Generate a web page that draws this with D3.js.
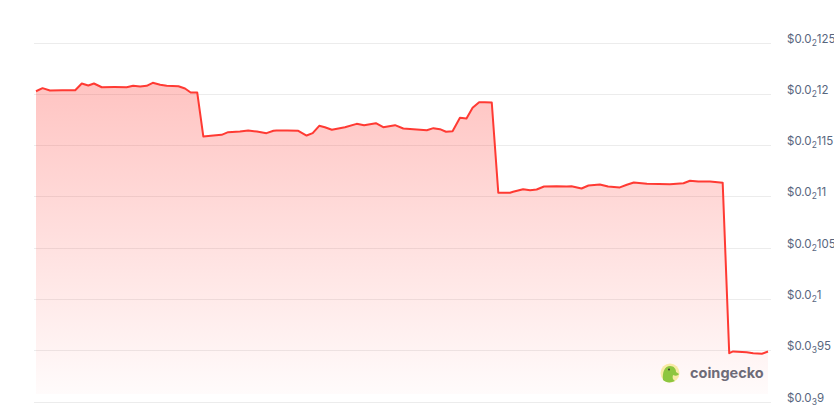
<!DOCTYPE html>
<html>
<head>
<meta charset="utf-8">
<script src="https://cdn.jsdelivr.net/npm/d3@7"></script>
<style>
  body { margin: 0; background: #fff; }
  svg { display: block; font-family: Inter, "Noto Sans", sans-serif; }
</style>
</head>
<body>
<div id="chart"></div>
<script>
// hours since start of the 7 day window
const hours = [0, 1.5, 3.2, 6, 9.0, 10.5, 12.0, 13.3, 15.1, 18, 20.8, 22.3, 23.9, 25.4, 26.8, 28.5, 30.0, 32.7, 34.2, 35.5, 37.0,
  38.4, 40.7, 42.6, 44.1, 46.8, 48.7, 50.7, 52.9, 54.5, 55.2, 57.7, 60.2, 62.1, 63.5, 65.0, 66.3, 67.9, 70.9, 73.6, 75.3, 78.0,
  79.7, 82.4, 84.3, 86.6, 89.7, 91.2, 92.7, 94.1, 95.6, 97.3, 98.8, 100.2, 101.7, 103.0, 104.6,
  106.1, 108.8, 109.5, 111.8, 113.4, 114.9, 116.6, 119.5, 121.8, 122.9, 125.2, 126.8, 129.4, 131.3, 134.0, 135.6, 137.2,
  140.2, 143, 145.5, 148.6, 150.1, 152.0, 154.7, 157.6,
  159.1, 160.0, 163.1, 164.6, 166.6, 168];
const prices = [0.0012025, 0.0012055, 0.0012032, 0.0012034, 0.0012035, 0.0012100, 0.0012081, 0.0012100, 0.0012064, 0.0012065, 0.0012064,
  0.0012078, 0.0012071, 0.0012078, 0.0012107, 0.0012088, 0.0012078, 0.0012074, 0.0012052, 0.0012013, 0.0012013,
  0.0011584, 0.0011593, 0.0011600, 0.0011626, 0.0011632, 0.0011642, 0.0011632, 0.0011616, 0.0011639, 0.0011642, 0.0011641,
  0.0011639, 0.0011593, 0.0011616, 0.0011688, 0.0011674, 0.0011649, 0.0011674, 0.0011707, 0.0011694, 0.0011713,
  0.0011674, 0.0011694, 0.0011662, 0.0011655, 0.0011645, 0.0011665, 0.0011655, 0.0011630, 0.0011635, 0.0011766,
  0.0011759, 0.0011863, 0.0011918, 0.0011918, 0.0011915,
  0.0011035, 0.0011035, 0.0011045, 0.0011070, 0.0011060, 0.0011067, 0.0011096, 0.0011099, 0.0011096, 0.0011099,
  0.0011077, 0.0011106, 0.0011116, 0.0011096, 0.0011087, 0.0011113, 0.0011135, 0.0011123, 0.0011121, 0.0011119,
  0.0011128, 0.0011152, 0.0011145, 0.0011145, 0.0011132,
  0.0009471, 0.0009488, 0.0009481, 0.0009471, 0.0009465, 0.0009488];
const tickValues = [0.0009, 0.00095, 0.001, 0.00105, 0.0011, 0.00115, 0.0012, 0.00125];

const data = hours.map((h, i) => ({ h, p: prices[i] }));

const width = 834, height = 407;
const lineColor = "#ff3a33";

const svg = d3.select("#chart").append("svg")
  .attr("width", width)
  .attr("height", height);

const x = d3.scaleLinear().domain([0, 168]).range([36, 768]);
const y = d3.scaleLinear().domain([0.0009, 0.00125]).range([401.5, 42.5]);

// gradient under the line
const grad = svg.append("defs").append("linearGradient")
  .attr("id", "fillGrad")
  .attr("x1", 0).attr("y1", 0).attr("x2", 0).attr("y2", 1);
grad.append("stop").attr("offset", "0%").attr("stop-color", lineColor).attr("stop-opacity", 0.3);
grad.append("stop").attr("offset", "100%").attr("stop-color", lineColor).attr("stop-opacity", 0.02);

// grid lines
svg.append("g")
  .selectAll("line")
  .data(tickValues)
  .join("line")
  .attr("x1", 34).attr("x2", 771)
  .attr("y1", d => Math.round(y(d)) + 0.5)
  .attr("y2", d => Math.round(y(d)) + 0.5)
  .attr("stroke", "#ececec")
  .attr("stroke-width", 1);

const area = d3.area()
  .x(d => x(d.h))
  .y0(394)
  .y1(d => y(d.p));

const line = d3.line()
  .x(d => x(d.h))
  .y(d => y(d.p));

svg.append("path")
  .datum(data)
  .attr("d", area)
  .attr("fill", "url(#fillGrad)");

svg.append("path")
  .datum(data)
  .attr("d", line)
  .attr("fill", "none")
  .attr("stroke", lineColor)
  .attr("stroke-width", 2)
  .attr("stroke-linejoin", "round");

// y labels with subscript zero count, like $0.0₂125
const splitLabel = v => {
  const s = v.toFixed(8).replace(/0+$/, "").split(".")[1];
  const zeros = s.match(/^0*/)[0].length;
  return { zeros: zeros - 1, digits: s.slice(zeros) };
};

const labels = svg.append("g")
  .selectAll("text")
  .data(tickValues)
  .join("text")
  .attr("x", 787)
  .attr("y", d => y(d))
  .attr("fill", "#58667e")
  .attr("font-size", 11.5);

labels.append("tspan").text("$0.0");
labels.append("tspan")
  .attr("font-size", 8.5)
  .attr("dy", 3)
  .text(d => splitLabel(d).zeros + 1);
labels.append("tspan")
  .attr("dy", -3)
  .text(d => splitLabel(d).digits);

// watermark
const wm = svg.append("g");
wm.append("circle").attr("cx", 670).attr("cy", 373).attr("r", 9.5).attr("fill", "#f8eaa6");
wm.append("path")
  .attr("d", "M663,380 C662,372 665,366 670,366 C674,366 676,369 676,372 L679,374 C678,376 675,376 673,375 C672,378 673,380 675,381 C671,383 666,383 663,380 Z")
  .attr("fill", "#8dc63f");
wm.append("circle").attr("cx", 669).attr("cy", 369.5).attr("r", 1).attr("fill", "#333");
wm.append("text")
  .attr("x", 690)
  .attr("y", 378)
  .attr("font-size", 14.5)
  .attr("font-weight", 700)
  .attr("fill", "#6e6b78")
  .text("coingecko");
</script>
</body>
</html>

### [Given instruction]
Reproduce the data word for word, excluding its pictures.

### [Response to the task]
Generate a web page that draws this with D3.js.
<!DOCTYPE html>
<html>
<head>
<meta charset="utf-8">
<script src="https://cdn.jsdelivr.net/npm/d3@7"></script>
<style>
  body { margin: 0; background: #fff; }
  svg { display: block; font-family: Inter, "Noto Sans", sans-serif; }
</style>
</head>
<body>
<div id="chart"></div>
<script>
// hours since start of the 7 day window
const hours = [0, 1.5, 3.2, 6, 9.0, 10.5, 12.0, 13.3, 15.1, 18, 20.8, 22.3, 23.9, 25.4, 26.8, 28.5, 30.0, 32.7, 34.2, 35.5, 37.0,
  38.4, 40.7, 42.6, 44.1, 46.8, 48.7, 50.7, 52.9, 54.5, 55.2, 57.7, 60.2, 62.1, 63.5, 65.0, 66.3, 67.9, 70.9, 73.6, 75.3, 78.0,
  79.7, 82.4, 84.3, 86.6, 89.7, 91.2, 92.7, 94.1, 95.6, 97.3, 98.8, 100.2, 101.7, 103.0, 104.6,
  106.1, 108.8, 109.5, 111.8, 113.4, 114.9, 116.6, 119.5, 121.8, 122.9, 125.2, 126.8, 129.4, 131.3, 134.0, 135.6, 137.2,
  140.2, 143, 145.5, 148.6, 150.1, 152.0, 154.7, 157.6,
  159.1, 160.0, 163.1, 164.6, 166.6, 168];
const prices = [0.0012025, 0.0012055, 0.0012032, 0.0012034, 0.0012035, 0.0012100, 0.0012081, 0.0012100, 0.0012064, 0.0012065, 0.0012064,
  0.0012078, 0.0012071, 0.0012078, 0.0012107, 0.0012088, 0.0012078, 0.0012074, 0.0012052, 0.0012013, 0.0012013,
  0.0011584, 0.0011593, 0.0011600, 0.0011626, 0.0011632, 0.0011642, 0.0011632, 0.0011616, 0.0011639, 0.0011642, 0.0011641,
  0.0011639, 0.0011593, 0.0011616, 0.0011688, 0.0011674, 0.0011649, 0.0011674, 0.0011707, 0.0011694, 0.0011713,
  0.0011674, 0.0011694, 0.0011662, 0.0011655, 0.0011645, 0.0011665, 0.0011655, 0.0011630, 0.0011635, 0.0011766,
  0.0011759, 0.0011863, 0.0011918, 0.0011918, 0.0011915,
  0.0011035, 0.0011035, 0.0011045, 0.0011070, 0.0011060, 0.0011067, 0.0011096, 0.0011099, 0.0011096, 0.0011099,
  0.0011077, 0.0011106, 0.0011116, 0.0011096, 0.0011087, 0.0011113, 0.0011135, 0.0011123, 0.0011121, 0.0011119,
  0.0011128, 0.0011152, 0.0011145, 0.0011145, 0.0011132,
  0.0009471, 0.0009488, 0.0009481, 0.0009471, 0.0009465, 0.0009488];
const tickValues = [0.0009, 0.00095, 0.001, 0.00105, 0.0011, 0.00115, 0.0012, 0.00125];

const data = hours.map((h, i) => ({ h, p: prices[i] }));

const width = 834, height = 407;
const lineColor = "#ff3a33";

const svg = d3.select("#chart").append("svg")
  .attr("width", width)
  .attr("height", height);

const x = d3.scaleLinear().domain([0, 168]).range([36, 768]);
const y = d3.scaleLinear().domain([0.0009, 0.00125]).range([401.5, 42.5]);

// gradient under the line
const grad = svg.append("defs").append("linearGradient")
  .attr("id", "fillGrad")
  .attr("x1", 0).attr("y1", 0).attr("x2", 0).attr("y2", 1);
grad.append("stop").attr("offset", "0%").attr("stop-color", lineColor).attr("stop-opacity", 0.3);
grad.append("stop").attr("offset", "100%").attr("stop-color", lineColor).attr("stop-opacity", 0.02);

// grid lines
svg.append("g")
  .selectAll("line")
  .data(tickValues)
  .join("line")
  .attr("x1", 34).attr("x2", 771)
  .attr("y1", d => Math.round(y(d)) + 0.5)
  .attr("y2", d => Math.round(y(d)) + 0.5)
  .attr("stroke", "#ececec")
  .attr("stroke-width", 1);

const area = d3.area()
  .x(d => x(d.h))
  .y0(394)
  .y1(d => y(d.p));

const line = d3.line()
  .x(d => x(d.h))
  .y(d => y(d.p));

svg.append("path")
  .datum(data)
  .attr("d", area)
  .attr("fill", "url(#fillGrad)");

svg.append("path")
  .datum(data)
  .attr("d", line)
  .attr("fill", "none")
  .attr("stroke", lineColor)
  .attr("stroke-width", 2)
  .attr("stroke-linejoin", "round");

// y labels with subscript zero count, like $0.0₂125
const splitLabel = v => {
  const s = v.toFixed(8).replace(/0+$/, "").split(".")[1];
  const zeros = s.match(/^0*/)[0].length;
  return { zeros: zeros - 1, digits: s.slice(zeros) };
};

const labels = svg.append("g")
  .selectAll("text")
  .data(tickValues)
  .join("text")
  .attr("x", 787)
  .attr("y", d => y(d))
  .attr("fill", "#58667e")
  .attr("font-size", 11.5);

labels.append("tspan").text("$0.0");
labels.append("tspan")
  .attr("font-size", 8.5)
  .attr("dy", 3)
  .text(d => splitLabel(d).zeros + 1);
labels.append("tspan")
  .attr("dy", -3)
  .text(d => splitLabel(d).digits);

// watermark
const wm = svg.append("g");
wm.append("circle").attr("cx", 670).attr("cy", 373).attr("r", 9.5).attr("fill", "#f8eaa6");
wm.append("path")
  .attr("d", "M663,380 C662,372 665,366 670,366 C674,366 676,369 676,372 L679,374 C678,376 675,376 673,375 C672,378 673,380 675,381 C671,383 666,383 663,380 Z")
  .attr("fill", "#8dc63f");
wm.append("circle").attr("cx", 669).attr("cy", 369.5).attr("r", 1).attr("fill", "#333");
wm.append("text")
  .attr("x", 690)
  .attr("y", 378)
  .attr("font-size", 14.5)
  .attr("font-weight", 700)
  .attr("fill", "#6e6b78")
  .text("coingecko");
</script>
</body>
</html>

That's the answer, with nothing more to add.